I finished Charlotte Wood’s The Natural Way of Things a couple of days ago and wasn’t sure whether I should review it or not. But then I thought of the many glowing reviews in newspapers and on blogs that made me pick this up and so I decided, while I won’t review it, I will write about my reactions to this book because they are so different from any one else’s. While most people loved it and even put it on their “Best of the Year” list, I truly hated it and wish I hadn’t read it. And, frankly, if I had known what to expect, I wouldn’t have picked it up. But before I write more, I have to emphasize – this isn’t a bad book. It just has elements in it, I wish I’d been made aware of.

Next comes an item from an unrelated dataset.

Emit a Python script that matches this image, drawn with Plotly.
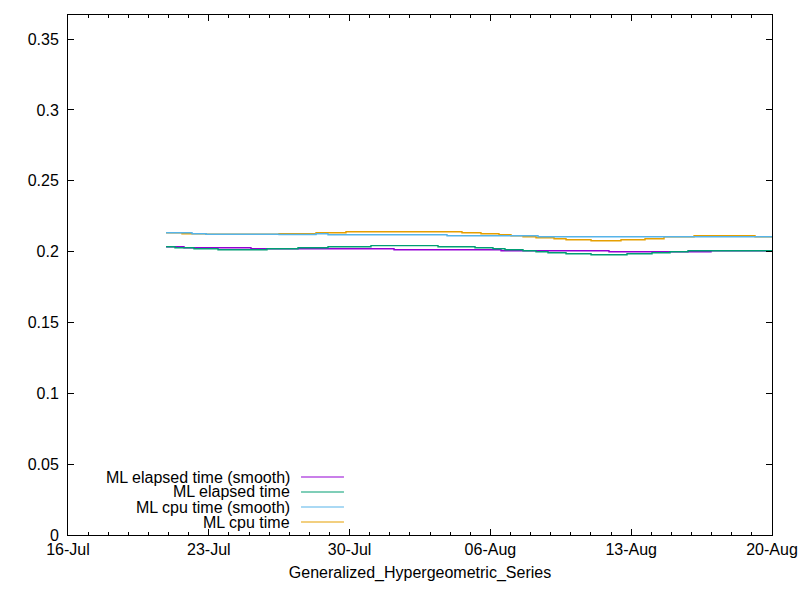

I’ve read another Charlotte Wood novel, a few years ago, which made my end of year best of list. It’s a marvelous book and very different from this one. It’s one of the reasons why I continued reading The Natural Way of Things although I disliked it from the beginning. And since I’m bad at putting away books, once I’m halfway through, I finished it. It gave me nightmares and has planted some images in my head, I have a hard time getting rid of.
If you’ve read other reviews, you might be puzzled that it upset me so much and I can tell you, I get it, because nobody mentioned those elements.
The Natural Way of Things is a story about a group of girls who were each involved in a sex scandal. While the men aren’t punished, the girls are sent to a remote place, stripped of their clothes, shaven, barely fed and guarded by two brutal men who hit them and force them to work like slaves. It’s a lot like a concentration camp. Every review I read, mentioned this and how this is a feminist look at the way the media sees women and how women are still mostly the ones blamed when there’s a scandal. I didn’t have a problem with that, I had a problem with what follows. In the middle of the book, the captives and their captors realize they have been abandoned by the outside world. They run out of food and other basic supplies. And that’s when it started to get horrible for me because one of the girls decides to set traps and catch rabbits. Anyone knows that catching animals with traps, especially certain traps, is barbaric. Reading about this made me sick. Reading about the detailed ways the animals were taken apart, skinned, their fur prepared . . . You get the picture. And there’s a scene towards the end, when a larger animal gets trapped . . . I’m not going to forget that.
I’m not sure why nobody mentioned the traps or those awful scenes linked to that. I wish they had because, as I said, I would have stayed away from this book. It would have worked as a trigger warning.
I suppose, you get why I still had to write about this because I know there are other people who are highly sensitive to anything involving animals.
That said, I don’t think Charlotte Wood should have written this any other way. I guess it works. One of the themes in her book is that of predator and prey and the trapped rabbits are linked to that theme. It’s not a bad book, but I was the wrong reader. If you’re like me and anything harming animals upsets you, you might want to stay away from this book.
The above may give you the impression that there isn’t any explicit violence against women in this book, but there is. I found that hard to stomach as well but I could handle it better.
This brings me to the topic of trigger warnings. I’ve seen debates, where people said that there should be trigger warnings on books. For all sorts of things. Cruelty against animals, kids and women, swearing, explicit sex, violence . . . The list is as endless as people’s sensibilities. I don’t think that there should be trigger warnings because there’s always the risk that those could, in some countries, lead to the banning of certain books. I’m against book bans and I think that trigger warnings are also problematic because they simplify a complex theme. Let’s take The Natural Way of Things as an example. What should the warning have looked like “Violence against women” – that would have been possible, but the animal topic couldn’t have been covered by a similar concise warning. There’s no gratuitous violence, like in the case of the women. There’s killing, trapping, skinning and slow death. “Warning – animal trapping”. Weird. Some readers who are sensitive to cruelty against animals in books, might not even have found the instances here problematic because they are not gratuitous. You see, it’s tricky.
While I don’t think trigger warnings are the way to go, I still would have wished the one or the other review had made me aware that some of the content could be problematic for me. Nonetheless, it’s my fault I didn’t stop reading. I wish I will finally be able to abandon books that aren’t good for me, even when I’m halfway through.
How do you feel about this? Trigger warning or no trigger warning?